• **Information supplied**
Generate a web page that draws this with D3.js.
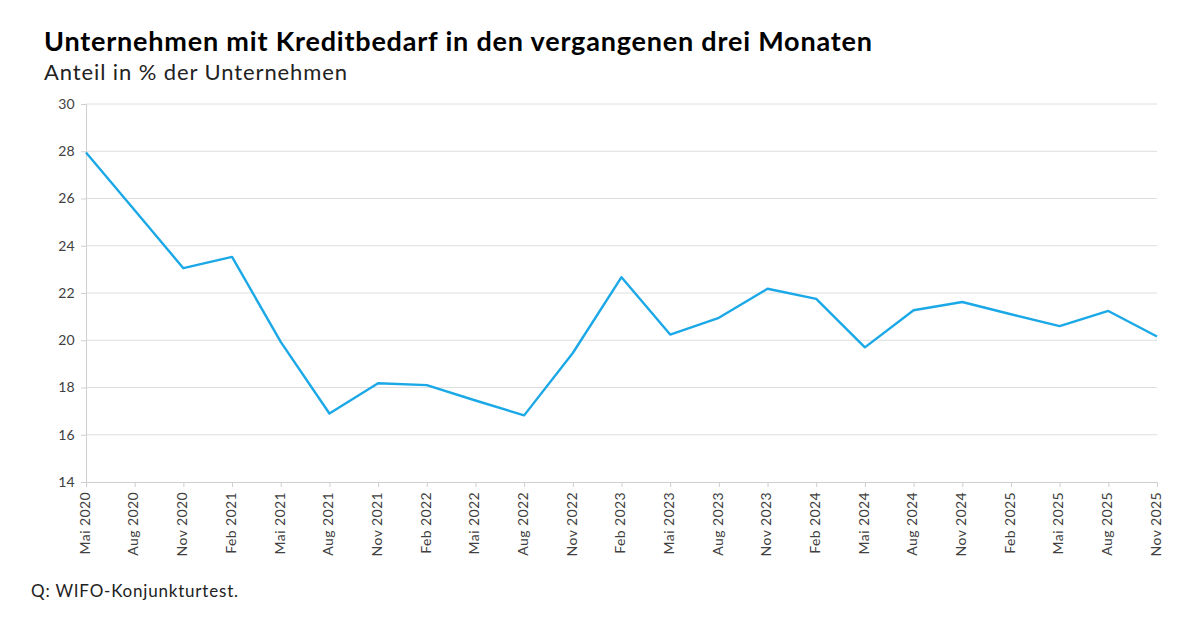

* * *

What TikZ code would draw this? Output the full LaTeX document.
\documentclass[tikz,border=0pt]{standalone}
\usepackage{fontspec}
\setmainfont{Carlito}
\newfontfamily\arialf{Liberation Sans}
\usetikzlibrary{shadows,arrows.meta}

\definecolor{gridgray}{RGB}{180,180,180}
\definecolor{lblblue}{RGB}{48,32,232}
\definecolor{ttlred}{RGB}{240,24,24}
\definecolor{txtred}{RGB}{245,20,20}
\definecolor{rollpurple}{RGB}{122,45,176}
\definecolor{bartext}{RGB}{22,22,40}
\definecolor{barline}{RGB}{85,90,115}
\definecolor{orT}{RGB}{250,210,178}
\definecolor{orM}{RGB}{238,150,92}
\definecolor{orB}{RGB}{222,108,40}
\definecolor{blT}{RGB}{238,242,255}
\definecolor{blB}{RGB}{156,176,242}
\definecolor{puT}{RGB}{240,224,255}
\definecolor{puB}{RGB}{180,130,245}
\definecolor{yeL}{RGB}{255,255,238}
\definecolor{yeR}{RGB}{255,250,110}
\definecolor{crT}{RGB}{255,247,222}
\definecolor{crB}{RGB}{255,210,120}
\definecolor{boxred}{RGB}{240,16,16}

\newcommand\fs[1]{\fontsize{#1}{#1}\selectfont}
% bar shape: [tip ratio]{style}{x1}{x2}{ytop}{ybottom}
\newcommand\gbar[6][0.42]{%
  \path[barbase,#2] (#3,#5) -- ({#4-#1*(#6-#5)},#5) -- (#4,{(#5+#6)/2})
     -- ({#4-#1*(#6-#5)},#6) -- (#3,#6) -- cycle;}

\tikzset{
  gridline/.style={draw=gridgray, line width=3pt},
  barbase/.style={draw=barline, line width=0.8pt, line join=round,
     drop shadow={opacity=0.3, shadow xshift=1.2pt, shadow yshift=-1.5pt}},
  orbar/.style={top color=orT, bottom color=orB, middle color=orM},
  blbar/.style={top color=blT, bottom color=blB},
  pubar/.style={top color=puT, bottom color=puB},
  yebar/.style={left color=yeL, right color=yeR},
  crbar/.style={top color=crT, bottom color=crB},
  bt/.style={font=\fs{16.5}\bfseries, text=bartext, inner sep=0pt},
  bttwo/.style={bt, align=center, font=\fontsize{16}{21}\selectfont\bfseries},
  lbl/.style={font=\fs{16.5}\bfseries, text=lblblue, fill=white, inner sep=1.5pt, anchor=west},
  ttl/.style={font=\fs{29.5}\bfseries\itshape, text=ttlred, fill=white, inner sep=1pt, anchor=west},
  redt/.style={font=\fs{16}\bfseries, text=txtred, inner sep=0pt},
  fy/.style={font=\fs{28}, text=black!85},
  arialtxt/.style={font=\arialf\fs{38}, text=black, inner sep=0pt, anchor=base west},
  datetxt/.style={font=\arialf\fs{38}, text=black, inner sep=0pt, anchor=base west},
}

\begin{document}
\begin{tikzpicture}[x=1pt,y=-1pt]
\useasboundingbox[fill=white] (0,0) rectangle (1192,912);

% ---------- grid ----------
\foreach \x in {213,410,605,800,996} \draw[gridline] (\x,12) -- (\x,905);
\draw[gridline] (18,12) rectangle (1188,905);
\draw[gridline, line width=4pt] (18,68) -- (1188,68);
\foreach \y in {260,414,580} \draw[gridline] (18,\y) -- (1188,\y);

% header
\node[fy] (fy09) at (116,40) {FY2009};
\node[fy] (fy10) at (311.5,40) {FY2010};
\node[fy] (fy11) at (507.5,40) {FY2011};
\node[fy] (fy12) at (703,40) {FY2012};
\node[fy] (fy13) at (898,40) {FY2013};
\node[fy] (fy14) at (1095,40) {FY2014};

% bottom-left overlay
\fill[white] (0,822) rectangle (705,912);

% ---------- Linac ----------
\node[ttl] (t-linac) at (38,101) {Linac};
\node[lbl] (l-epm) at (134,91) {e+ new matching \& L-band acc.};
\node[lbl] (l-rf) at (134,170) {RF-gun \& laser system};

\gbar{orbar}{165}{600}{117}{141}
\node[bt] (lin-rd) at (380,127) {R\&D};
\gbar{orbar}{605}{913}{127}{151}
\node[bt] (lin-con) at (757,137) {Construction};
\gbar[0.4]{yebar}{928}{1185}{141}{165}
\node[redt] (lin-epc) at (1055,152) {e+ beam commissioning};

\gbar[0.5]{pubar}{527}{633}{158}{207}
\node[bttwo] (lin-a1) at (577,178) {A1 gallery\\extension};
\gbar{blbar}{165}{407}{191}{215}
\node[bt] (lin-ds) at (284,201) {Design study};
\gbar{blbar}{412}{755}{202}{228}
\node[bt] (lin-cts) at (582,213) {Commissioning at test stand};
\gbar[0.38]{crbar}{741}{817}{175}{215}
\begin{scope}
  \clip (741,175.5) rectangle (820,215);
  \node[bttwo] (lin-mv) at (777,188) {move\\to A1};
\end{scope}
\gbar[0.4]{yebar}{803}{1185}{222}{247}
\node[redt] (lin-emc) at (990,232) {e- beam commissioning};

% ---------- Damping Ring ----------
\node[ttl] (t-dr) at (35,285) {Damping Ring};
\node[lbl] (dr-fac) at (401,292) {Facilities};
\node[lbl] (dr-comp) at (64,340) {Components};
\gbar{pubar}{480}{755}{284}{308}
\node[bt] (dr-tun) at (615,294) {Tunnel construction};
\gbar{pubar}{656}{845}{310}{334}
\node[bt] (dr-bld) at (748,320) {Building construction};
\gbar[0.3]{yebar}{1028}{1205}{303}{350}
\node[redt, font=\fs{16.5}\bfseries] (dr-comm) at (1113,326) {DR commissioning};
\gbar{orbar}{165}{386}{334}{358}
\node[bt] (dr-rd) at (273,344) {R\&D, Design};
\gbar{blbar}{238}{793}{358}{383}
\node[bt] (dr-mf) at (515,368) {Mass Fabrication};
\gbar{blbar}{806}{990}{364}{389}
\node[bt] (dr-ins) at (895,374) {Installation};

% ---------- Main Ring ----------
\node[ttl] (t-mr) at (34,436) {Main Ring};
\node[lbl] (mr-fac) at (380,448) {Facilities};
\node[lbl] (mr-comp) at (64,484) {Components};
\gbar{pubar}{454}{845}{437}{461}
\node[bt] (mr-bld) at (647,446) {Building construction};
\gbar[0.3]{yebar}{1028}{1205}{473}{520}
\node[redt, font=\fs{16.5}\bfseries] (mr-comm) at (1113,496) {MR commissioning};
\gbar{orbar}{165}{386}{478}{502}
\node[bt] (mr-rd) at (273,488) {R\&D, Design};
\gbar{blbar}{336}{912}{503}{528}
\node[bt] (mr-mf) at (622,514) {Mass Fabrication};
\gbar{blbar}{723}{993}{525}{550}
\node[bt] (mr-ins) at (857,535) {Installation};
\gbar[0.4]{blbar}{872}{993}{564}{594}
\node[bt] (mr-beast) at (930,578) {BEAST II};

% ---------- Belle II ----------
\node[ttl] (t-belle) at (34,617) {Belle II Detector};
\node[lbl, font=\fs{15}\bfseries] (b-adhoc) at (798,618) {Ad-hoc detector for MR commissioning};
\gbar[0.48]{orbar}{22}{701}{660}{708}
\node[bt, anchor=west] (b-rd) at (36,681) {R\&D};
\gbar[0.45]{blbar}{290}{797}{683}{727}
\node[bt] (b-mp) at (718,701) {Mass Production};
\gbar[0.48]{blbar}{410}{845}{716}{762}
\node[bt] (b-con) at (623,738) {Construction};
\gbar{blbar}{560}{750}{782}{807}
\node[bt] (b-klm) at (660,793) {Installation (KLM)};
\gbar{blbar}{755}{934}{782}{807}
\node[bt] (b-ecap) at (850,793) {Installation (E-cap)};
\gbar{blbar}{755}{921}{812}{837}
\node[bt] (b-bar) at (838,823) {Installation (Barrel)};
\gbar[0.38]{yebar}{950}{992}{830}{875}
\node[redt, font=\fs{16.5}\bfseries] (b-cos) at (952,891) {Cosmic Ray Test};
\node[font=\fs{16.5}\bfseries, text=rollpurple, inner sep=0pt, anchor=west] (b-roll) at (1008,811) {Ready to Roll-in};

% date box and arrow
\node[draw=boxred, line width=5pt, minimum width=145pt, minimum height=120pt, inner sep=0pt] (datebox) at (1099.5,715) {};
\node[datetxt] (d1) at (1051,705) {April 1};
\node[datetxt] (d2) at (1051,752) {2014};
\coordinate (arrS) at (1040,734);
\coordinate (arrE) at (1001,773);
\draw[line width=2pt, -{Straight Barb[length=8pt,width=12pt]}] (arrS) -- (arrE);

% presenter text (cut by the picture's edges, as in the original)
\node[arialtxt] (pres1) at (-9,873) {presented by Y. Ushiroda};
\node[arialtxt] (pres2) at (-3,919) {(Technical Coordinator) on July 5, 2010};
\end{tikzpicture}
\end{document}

• **Task statement**
Filter the records above and return every line that holds the word "this".

• **Correct output**
Generate a web page that draws this with D3.js.
What TikZ code would draw this? Output the full LaTeX document.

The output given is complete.